Moving to Pasadena didn’t stop him from having bees and he continued to raise a few hives and sell honey to local folks in the area. After a brief absence of a few years the bees are back on the urban homestead.. Not only are the vital on the urban homestead for food production –honey, but play crucial role in the pollination efforts.
With all the buzz about bees in the news these days, thought you would enjoy this flash from the past…..
If You’re Lucky, The Bees Just Keep Right On Buzzing
By Marilyn Kalfus
Tribune Staff Writer
SAN ANTONIO, FLORIDA – The bees appeared to be waging the battle of Armageddon in his backyard as Jules Dervaes Jr. headed toward the 27 beehives behind his house.
The insects probably won’t attack, Dervaes assured a visitor, “if you don’t into their flight pattern.” His visitor developed a sudden slouch.
Dervaes, who began to keep bees four years ago, said he rarely wears protective gear, but he’s been stung so often, he added, “it’s like a nick after a while.
“Some old timers work their hives without their shirts,” Dervaes explained. “It’s just a matter of being at ease with them. If you’re gentle, the bees respond to that.”
But their battle call is any loud noise, such as a power lawn mower, Dervaes continued. And bee’s don’t like “being bumped or mishandled,” he added.
“Once I dropped a box, and they were all over me, ” he said “All over my neck, in my shoes.” That time, he said, he came away with two dozen stings.
But the stings, or “nicks,” can neither keep Dervaes nor his 4-year-old-daughter from the hives.
“She plays with them until she gets stung, ” Dervaes said of his daughter, who had been stung twice.
“You get use to that,” he added. “The first time they sting, it swells. But each succeeding time, it’s less and less.”
Still, sensitive spots are “below the fingernails, and places that are not tough,” he said. ” I don’t like them in my ears, lips or nose.”
But the worse thing to do when stung, Dervaes advised, is to wail about being stung.
The commotion will bring on additional bees.
“If you get one sting,” he said, “your adrenalin pumps, and they are attracted to you.”
The bees zoomed over his head as Dervaes explained why he became a beekeeper four years ago, while he was living in New Zealand.
“I started on a little farm,” he said, “where there wasn’t too much land.
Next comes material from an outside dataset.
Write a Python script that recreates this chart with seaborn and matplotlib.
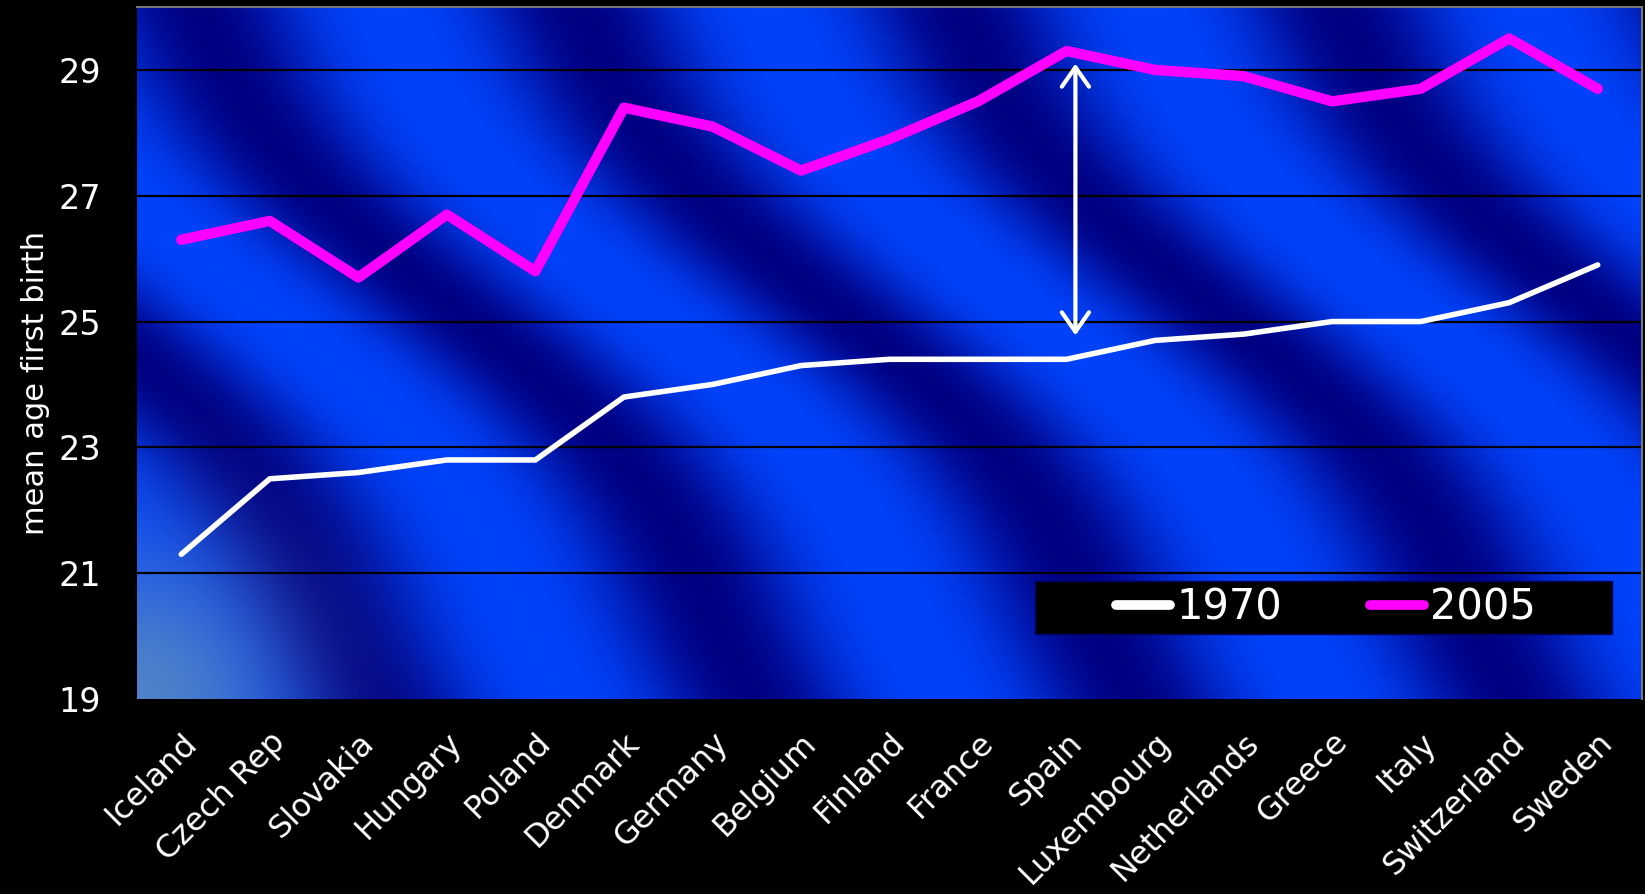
import numpy as np
import pandas as pd
import matplotlib
matplotlib.use("Agg")
import matplotlib.pyplot as plt
import seaborn as sns
from matplotlib.patches import Rectangle

# =====================================
# DATA
# =====================================

countries = ["Iceland", "Czech Rep", "Slovakia", "Hungary", "Poland",
             "Denmark", "Germany", "Belgium", "Finland", "France", "Spain",
             "Luxembourg", "Netherlands", "Greece", "Italy", "Switzerland",
             "Sweden"]

age_1970 = [21.3, 22.5, 22.6, 22.8, 22.8, 23.8, 24.0, 24.3, 24.4, 24.4,
            24.4, 24.7, 24.8, 25.0, 25.0, 25.3, 25.9]

age_2005 = [26.3, 26.6, 25.7, 26.7, 25.8, 28.4, 28.1, 27.4, 27.9, 28.5,
            29.3, 29.0, 28.9, 28.5, 28.7, 29.5, 28.7]

y_ticks = [19, 21, 23, 25, 27, 29]
series_labels = ["1970", "2005"]

# arrow between the two series (Spain)
arrow_x = 10.1
arrow_top = 29.1
arrow_bottom = 24.78

df = pd.DataFrame({
    "pos": np.arange(len(countries)),
    "country": countries,
    "y1970": age_1970,
    "y2005": age_2005,
})

# =====================================
# FIGURE
# =====================================

sns.set_style("dark")
plt.rcParams['font.family'] = ['DejaVu Sans']

fig = plt.figure(figsize=(16.45, 8.94), dpi=100, facecolor='black')
ax = fig.add_axes([137 / 1645, 1 - 699 / 894, 1505 / 1645, 692 / 894])
ax.set_facecolor('#0030d0')

# diagonal blue gradient background
H, W = 346, 752
v, u = np.mgrid[0:H, 0:W] * 2.0
c = u - 0.85 * v + 40 * np.sin(2 * np.pi * v / 600)
d = (0.5 + 0.5 * np.cos(2 * np.pi * (c - 60) / 380)) ** 1.4
bright = np.array([0, 66, 250]) / 255
dark = np.array([0, 0, 130]) / 255
img = bright * (1 - d[..., None]) + dark * d[..., None]
glow = np.exp(-((u) ** 2 + (692 - v) ** 2) / (2 * 110 ** 2))
corner = np.array([80, 130, 200]) / 255
img = img * (1 - glow[..., None]) + corner * glow[..., None]

ax.imshow(img, extent=(-0.5, len(countries) - 0.5, 19, 30),
          aspect='auto', zorder=0, interpolation='bilinear')

for yv in y_ticks[1:]:
    ax.axhline(yv, color='black', lw=1.6, zorder=1)

sns.lineplot(data=df, x="pos", y="y1970", ax=ax, color='white',
             lw=4, label=series_labels[0], zorder=3)
sns.lineplot(data=df, x="pos", y="y2005", ax=ax, color='#ff00ff',
             lw=7.5, label=series_labels[1], zorder=3)

ax.annotate('', xy=(arrow_x, arrow_top), xytext=(arrow_x, arrow_bottom),
            arrowprops=dict(arrowstyle='<->,head_length=0.5,head_width=0.35',
                            color='white', lw=3, mutation_scale=28,
                            shrinkA=0, shrinkB=0),
            zorder=4)

ax.set_xlim(-0.5, len(countries) - 0.5)
ax.set_ylim(19, 30)
ax.set_yticks(y_ticks)
ax.set_xticks(df["pos"])
ax.set_xticklabels(countries, rotation=45, ha='right',
                   rotation_mode='anchor')
ax.tick_params(axis='x', colors='white', labelsize=23, length=0, pad=20)
ax.tick_params(axis='y', colors='white', labelsize=24, length=0, pad=26)
ax.set_xlabel('')
ax.set_ylabel('mean age first birth', color='white', fontsize=22)
ax.yaxis.set_label_coords(-0.058, 0.457)
ax.grid(False)

for side in ['left', 'bottom']:
    ax.spines[side].set_visible(False)
for side in ['top', 'right']:
    ax.spines[side].set_color('#777777')
    ax.spines[side].set_linewidth(1.5)

# legend on a black box
ax.add_patch(Rectangle((0.597, 0.094), 0.383, 0.0765, transform=ax.transAxes,
                       facecolor='black', edgecolor='#000060', lw=1,
                       zorder=6))
leg = ax.legend(loc='center', bbox_to_anchor=(0.790, 0.132), ncol=2,
                frameon=False, fontsize=30, handlelength=1.3,
                handletextpad=0.15, columnspacing=2.1, labelcolor='white')
leg.set_zorder(7)
for line in leg.get_lines():
    line.set_linewidth(7)
    line.set_solid_capstyle('round')

plt.savefig("out.png", dpi=100, facecolor='black')
plt.close()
I thought of it as a way not to have land but be a farmer, too.”
After purchasing several hives, he said, “people call you up and say there’s a swarm over here, or swarm over there. So you run around trying to capture them.”
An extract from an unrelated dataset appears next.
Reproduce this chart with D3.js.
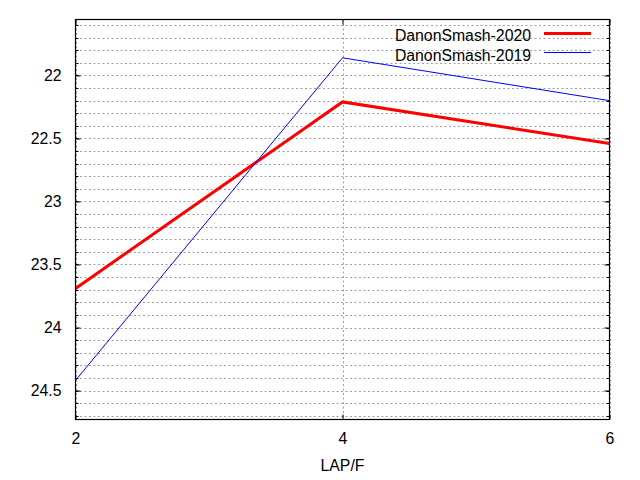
<!DOCTYPE html>
<html>
<head>
<meta charset="utf-8">
<script src="https://cdn.jsdelivr.net/npm/d3@7"></script>
<style>
  body { margin: 0; background: #fff; }
  svg { font-family: "Liberation Sans", Arial, sans-serif; }
</style>
</head>
<body>
<div id="chart"></div>
<script>
// values
var lapF = [2, 4, 6];
var smash2020 = [23.69, 22.21, 22.54];
var smash2019 = [24.42, 21.86, 22.20];
var seriesNames = ["DanonSmash-2020", "DanonSmash-2019"];
var yMajorTicks = [22, 22.5, 23, 23.5, 24, 24.5];
var xTicks = [2, 4, 6];
var xLabel = "LAP/F";

var width = 640, height = 480;
var plotLeft = 75.5, plotRight = 609.5, plotTop = 19.5, plotBottom = 419.5;
var fontSize = "15.8px";

var svg = d3.select("#chart")
  .append("svg")
  .attr("width", width)
  .attr("height", height);

svg.append("rect").attr("width", width).attr("height", height).attr("fill", "#fff");

var x = d3.scaleLinear().domain([2, 6]).range([plotLeft, plotRight]);
// y axis is reversed: small values at the top
var y = d3.scaleLinear().domain([21.556, 24.73]).range([plotTop, plotBottom]);

// minor ticks every 0.1
var yMinor = d3.range(216, 248).map(function (d) { return d / 10; });

// grid
var grid = svg.append("g")
  .attr("stroke", "#a0a0a0")
  .attr("stroke-width", 1)
  .attr("stroke-dasharray", "2,2.5");

grid.selectAll("line.h")
  .data(yMinor)
  .enter()
  .append("line")
  .attr("class", "h")
  .attr("x1", plotLeft)
  .attr("x2", plotRight)
  .attr("y1", function (d) { return Math.round(y(d)) + 0.5; })
  .attr("y2", function (d) { return Math.round(y(d)) + 0.5; });

grid.selectAll("line.v")
  .data(xTicks)
  .enter()
  .append("line")
  .attr("class", "v")
  .attr("x1", function (d) { return Math.round(x(d)) + 0.5; })
  .attr("x2", function (d) { return Math.round(x(d)) + 0.5; })
  .attr("y1", plotTop)
  .attr("y2", plotBottom);

// minor ticks, both sides
var ticks = svg.append("g").attr("stroke", "#000").attr("stroke-width", 1);
yMinor.forEach(function (v) {
  var yy = Math.round(y(v)) + 0.5;
  ticks.append("line").attr("x1", plotLeft).attr("x2", plotLeft + 3).attr("y1", yy).attr("y2", yy);
  ticks.append("line").attr("x1", plotRight).attr("x2", plotRight - 3).attr("y1", yy).attr("y2", yy);
});

// axes (ticks pointing inward like gnuplot)
var yAxis = d3.axisLeft(y)
  .tickValues(yMajorTicks)
  .tickSize(-5)
  .tickPadding(14)
  .tickFormat(function (d) { return String(d); });

var yAxisR = d3.axisRight(y)
  .tickValues(yMajorTicks)
  .tickSize(-5)
  .tickFormat("");

var xAxis = d3.axisBottom(x)
  .tickValues(xTicks)
  .tickSize(-5)
  .tickPadding(13)
  .tickFormat(d3.format("d"));

var xAxisT = d3.axisTop(x)
  .tickValues(xTicks)
  .tickSize(-5)
  .tickFormat("");

function styleAxis(g) {
  g.select(".domain").remove();
  g.selectAll("line").attr("stroke", "#000");
  g.selectAll("text")
    .attr("fill", "#000")
    .style("font-size", fontSize)
    .style("font-family", "Liberation Sans, Arial, sans-serif");
}

svg.append("g").attr("transform", "translate(" + plotLeft + ",0)").call(yAxis).call(styleAxis);
svg.append("g").attr("transform", "translate(" + plotRight + ",0)").call(yAxisR).call(styleAxis);
svg.append("g").attr("transform", "translate(0," + plotBottom + ")").call(xAxis).call(styleAxis);
svg.append("g").attr("transform", "translate(0," + plotTop + ")").call(xAxisT).call(styleAxis);

// series
var line = d3.line()
  .x(function (d) { return x(d[0]); })
  .y(function (d) { return y(d[1]); });

svg.append("clipPath").attr("id", "plot-clip")
  .append("rect")
  .attr("x", plotLeft).attr("y", plotTop)
  .attr("width", plotRight - plotLeft).attr("height", plotBottom - plotTop);

svg.append("path")
  .datum(d3.zip(lapF, smash2020))
  .attr("d", line)
  .attr("fill", "none")
  .attr("stroke", "#ff0000")
  .attr("stroke-width", 3)
  .attr("clip-path", "url(#plot-clip)");

svg.append("path")
  .datum(d3.zip(lapF, smash2019))
  .attr("d", line)
  .attr("fill", "none")
  .attr("stroke", "#0000ff")
  .attr("stroke-width", 1)
  .attr("clip-path", "url(#plot-clip)");

// border
svg.append("rect")
  .attr("x", plotLeft).attr("y", plotTop)
  .attr("width", plotRight - plotLeft).attr("height", plotBottom - plotTop)
  .attr("fill", "none")
  .attr("stroke", "#000")
  .attr("stroke-width", 1.2);

// legend
var legend = svg.append("g").style("font-size", fontSize);
var legendColors = ["#ff0000", "#0000ff"];
var legendWidths = [3, 1];
seriesNames.forEach(function (name, i) {
  legend.append("text")
    .attr("x", 531)
    .attr("y", 41 + i * 20)
    .attr("text-anchor", "end")
    .attr("fill", "#000")
    .text(name);
  legend.append("line")
    .attr("x1", 544).attr("x2", 591)
    .attr("y1", 33.5 + i * 19).attr("y2", 33.5 + i * 19)
    .attr("stroke", legendColors[i])
    .attr("stroke-width", legendWidths[i]);
});

// x label
svg.append("text")
  .attr("x", (plotLeft + plotRight) / 2)
  .attr("y", 471)
  .attr("text-anchor", "middle")
  .style("font-size", fontSize)
  .attr("fill", "#000")
  .text(xLabel);
</script>
</body>
</html>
When Dervaes came back to the States, he had to start from scratch, but he now has approximately 500,000 bees, he said. They’re currently on their winter vacation, he added. At the beginning of March, Dervaes explained, the bees fly three to four miles from the hives for nectar on citrus trees. In the summer months, they head for the palmetto and wildflowers.
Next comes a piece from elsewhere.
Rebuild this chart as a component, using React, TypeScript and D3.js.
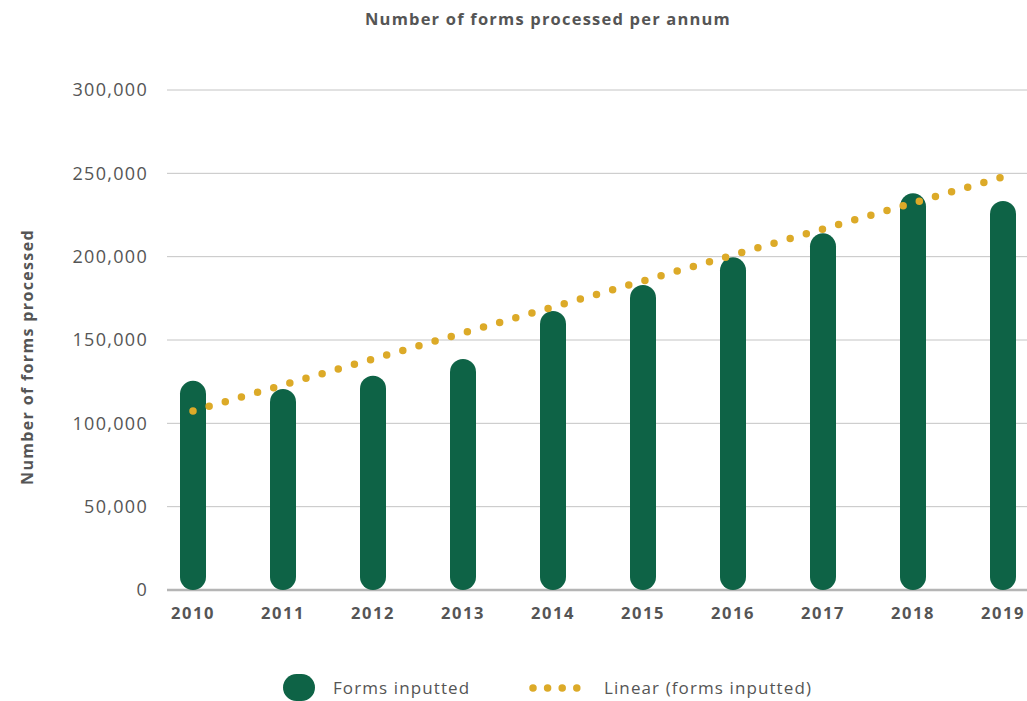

When the bees return, Dervaes said, he robs the hives. “Rob” is the beekeeper’s buzzword for extracting the honey.
“But you always leave some for them,” he said, because they feast on the honey during the winter months.
“If you are greedy, you’ll kill the hive,” he said.
Dervaes then bottles the honey and sells it to different stores and wholesale packers.
“I get a thrill out of packaging my own, to see what it looks like, ” he said, as he displayed a row of bear shaped bottles in a small factory beside his house. “But I haven’t made up a fancy brand name.”
Dervaes said he enjoys keeping the bees as much as collecting the honey.
“They just make a roar over here, buzzing overhead to get that stuff, ” he said. “It’s a happy sound.”